# Is it too late to train him to go potty outside?



## BabyLeo61 (Aug 22, 2011)

My puppy Leo was trained on wee wee pads within a few days of bringing him home. He has accidents from time to time, but he is almost perfect on them. We were actually waiting for grass to grow in our backyard so we couldn't let him go out there to go potty. Now 4 weeks later, I'm worried it's too late to start trying to get him to strictly go out in the backyard. He also seems to pee so randomnly so it's hard to tell when he's going to go. Should I start by putting the wee wee pad in the backyard on the grass and slowly taking it away?


----------



## Kathie (Jul 31, 2008)

We switched Abby from a litter pan to outside with no problem. She was older, though, and we just took away the litter pan so she strictly goes outside. We've had no problem.
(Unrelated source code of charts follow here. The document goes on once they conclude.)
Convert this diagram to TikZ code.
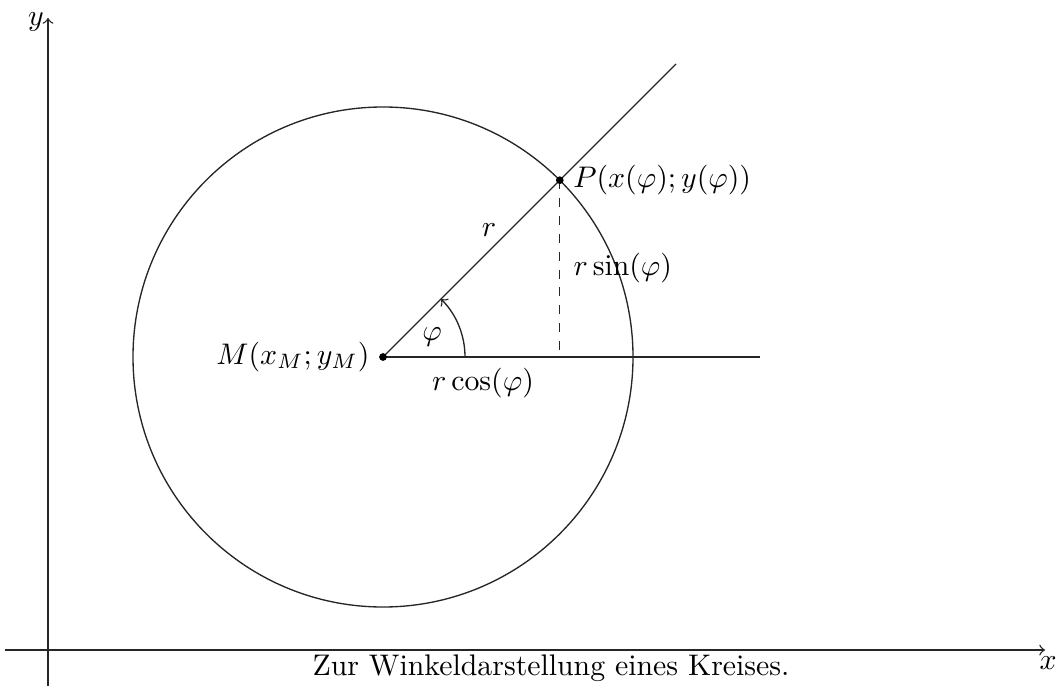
\documentclass[tikz,border=0pt]{standalone}
\usetikzlibrary{calc}
\begin{document}
\begin{tikzpicture}[x=0.0118cm,y=-0.0118cm,
  ln/.style={draw=black!85,line width=0.45pt},
  dotpt/.style={circle,fill=black,inner sep=0pt,minimum size=2.6pt}]
\useasboundingbox (0,0) rectangle (1060,686);
% axes
\coordinate (xs) at (5,650);
\coordinate (xe) at (1045,650);
\coordinate (ys) at (48,686);
\coordinate (ye) at (48,18);
\draw[ln,->] (xs) -- (xe);
\draw[ln,->] (ys) -- (ye);
\node (ylab) at (36,22) {$y$};
\node (xlab) at (1048,663) {$x$};
% circle
\coordinate (M) at (383,357);
\draw[ln] (M) circle (250);
\coordinate (P) at ($(M)+(176.8,-176.8)$);
\coordinate (Lend) at (676,64);
\coordinate (Hend) at (760,357);
\coordinate (F) at ($(M)+(176.8,0)$);
\draw[ln] (M) -- (Lend);
\draw[ln] (M) -- (Hend);
\draw[ln,dashed] (P) -- (F);
\draw[ln,->] ($(M)+(82,0)$) arc[start angle=0,end angle=-45,radius=82];
\node[dotpt] (Mdot) at (M) {};
\node[dotpt] (Pdot) at (P) {};
\node[left] (Mlab) at ($(M)+(-3,0)$) {$M(x_M;y_M)$};
\node[right] (Plab) at ($(P)+(3,0)$) {$P(x(\varphi);y(\varphi))$};
\node (phi) at (432,337) {$\varphi$};
\node (rlab) at (489,230) {$r$};
\node[right] (rsin) at (563,268) {$r\sin(\varphi)$};
\node (rcos) at (483,383) {$r\cos(\varphi)$};
\node (cap) at (551,668) {Zur Winkeldarstellung eines Kreises.};
\end{tikzpicture}
\end{document}
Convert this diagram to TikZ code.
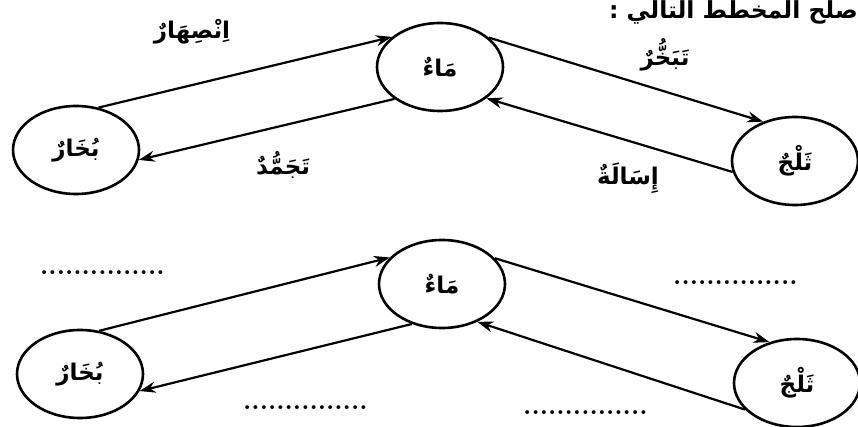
\documentclass[tikz,border=0pt]{standalone}
\usepackage{fontspec}
\usetikzlibrary{shapes.geometric,arrows.meta}
\newfontfamily\arabicfont[Script=Arabic]{DejaVu Sans}
\TeXXeTstate=1
\newcommand\artext[1]{\beginR #1\endR}
\tikzset{
 state/.style={ellipse, draw, line width=2.6pt, minimum width=126pt, minimum height=88pt, inner sep=0pt,
   font=\arabicfont\bfseries\fontsize{23}{26}\selectfont},
 flow/.style={line width=2.2pt, -{Stealth[length=16pt,width=11pt]}},
 lbl/.style={font=\arabicfont\bfseries\fontsize{23}{26}\selectfont, inner sep=0pt},
 ttl/.style={font=\arabicfont\bfseries\fontsize{23.5}{26}\selectfont, inner sep=0pt, anchor=east},
 blank/.style={font=\bfseries\fontsize{26.5}{30}\selectfont, inner sep=0pt, anchor=base west},
}
\begin{document}
\begin{tikzpicture}[x=1pt,y=-1pt]
\fill[white] (0,0) rectangle (858,427);
\useasboundingbox (0,0) rectangle (858,427);
% title
\node[ttl] (title) at (858,12) {\artext{صلح المخطط التالي :}};
% top row
\node[state] (b1) at (76,150) {\artext{بُخَارٌ}};
\node[state] (m1) at (440,67) {\artext{مَاءٌ}};
\node[state] (t1) at (795,161) {\artext{ثَلْجٌ}};
\draw[flow] (b1.62) -- (m1.148);
\draw[flow] (m1.215) -- (b1.-9);
\draw[flow] (m1.31) -- (t1.129);
\draw[flow] (t1.190) -- (m1.326);
\node[lbl] (l1) at (192,32) {\artext{اِنْصِهَارٌ}};
\node[lbl] (l2) at (665,55) {\artext{تَبَخُّرٌ}};
\node[lbl] (l3) at (283,165) {\artext{تَجَمُّدٌ}};
\node[lbl] (l4) at (628,178) {\artext{إِسَالَةٌ}};
% bottom row
\node[state] (b2) at (80,374) {\artext{بُخَارٌ}};
\node[state] (m2) at (442,284) {\artext{مَاءٌ}};
\node[state] (t2) at (797,383) {\artext{ثَلْجٌ}};
\draw[flow] (b2.66) -- (m2.153);
\draw[flow] (m2.233) -- (b2.-16);
\draw[flow] (m2.26) -- (t2.124);
\draw[flow] (t2.207) -- (m2.313);
\node[blank] (d1) at (40,274) {...............};
\node[blank] (d2) at (673,284) {...............};
\node[blank] (d3) at (243,409) {...............};
\node[blank] (d4) at (523,414) {...............};
\end{tikzpicture}
\end{document}
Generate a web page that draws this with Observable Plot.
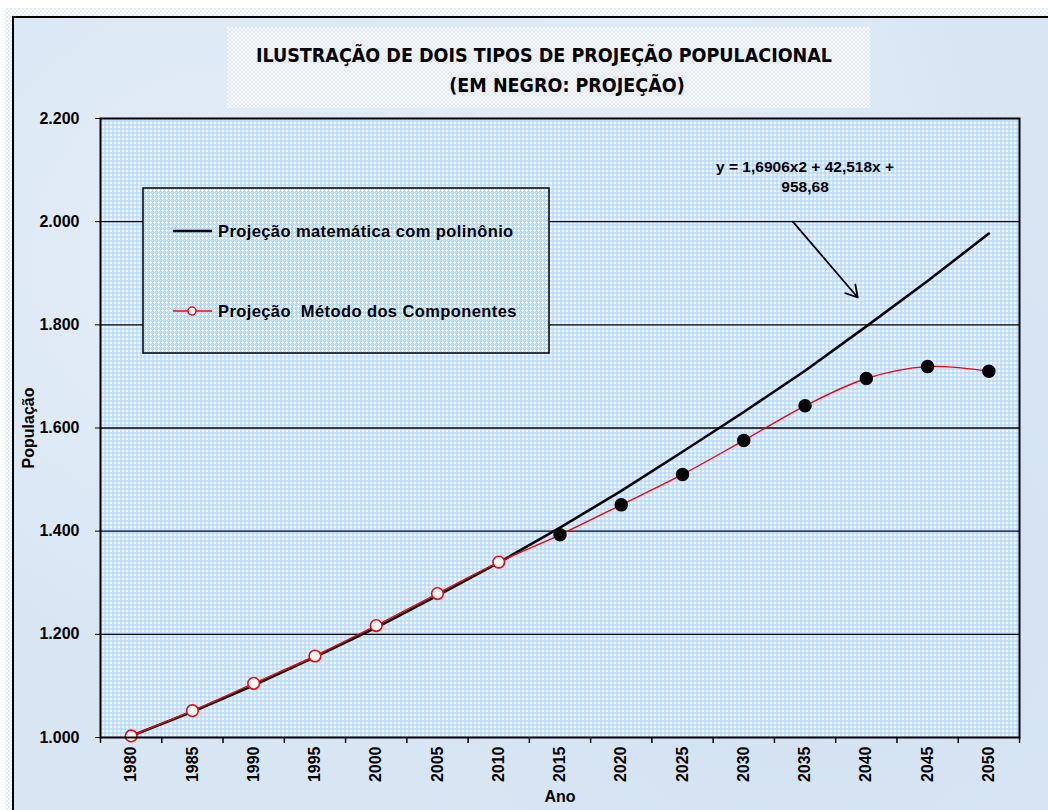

It seems many people do both pads and outside. The dogs generally prefer the outside then and just use the pads for bad weather or emergencies!


----------



## gelbergirl (Jun 9, 2007)

You can trying using a key word when he makes pee-pee's and then use that word on the outside.
Also, take a pee-pee'd pad and rub the urine on the grass so he can get a scent of what he should be doing.
I always got the sense these hav's pee frequently and often. Is Leo drinking enough water?


----------



## Luciledodd (Sep 5, 2009)

Rosie was trained on pee-pads and the next summer I started taking her outside. She now uses both. She will come and get me to take her out but if it is raining, it is pee-pad time. Also, I have just now started taking her outside at night (she is over 2). So she used them inside in the middle of the night or early morning if I didn't take her out as soon as I got up. But since I have been taking her out right before bed time, she rarely uses the pee-pads.


----------



## Ellie NY (Aug 27, 2010)

You're definitely not too late in potty training Leo to go outside. The thing is that you need to put him on a food/water and potty schedule. Since he's so young he may need to go outside every 2 - 3 hours. By that I mean you need to take him outside to walk/potty, not let him run outside to use the grass (at least not until he's older) because then he won't learn the difference between going outside to potty or going outside to play with breaks to potty. Just understand that if don't take away the wee wee pads it may be more difficult to get him on a schedule because he could pee pee whenever the urge strikes him rather than learn to hold it between walks. I never used wee wee pads, we just taught Eli to go outside from day 1 so that's the perspective I speak from.


----------



## irnfit (Nov 21, 2006)

Mine use both. Shelby mostly pees on the pad but kodi prefers to go outside.


----------



## BabyLeo61 (Aug 22, 2011)

Leo is definitely drinking enough. I'm thinking maybe he drinks too much because he's going so often! I'm glad it's not too late though. He does go potty when I take him on walks outside, so hopefully it won't be too difficult. I'll definitely have to get him on a better schedule though and try the 2-3 hour thing. Thanks for the tips!!


----------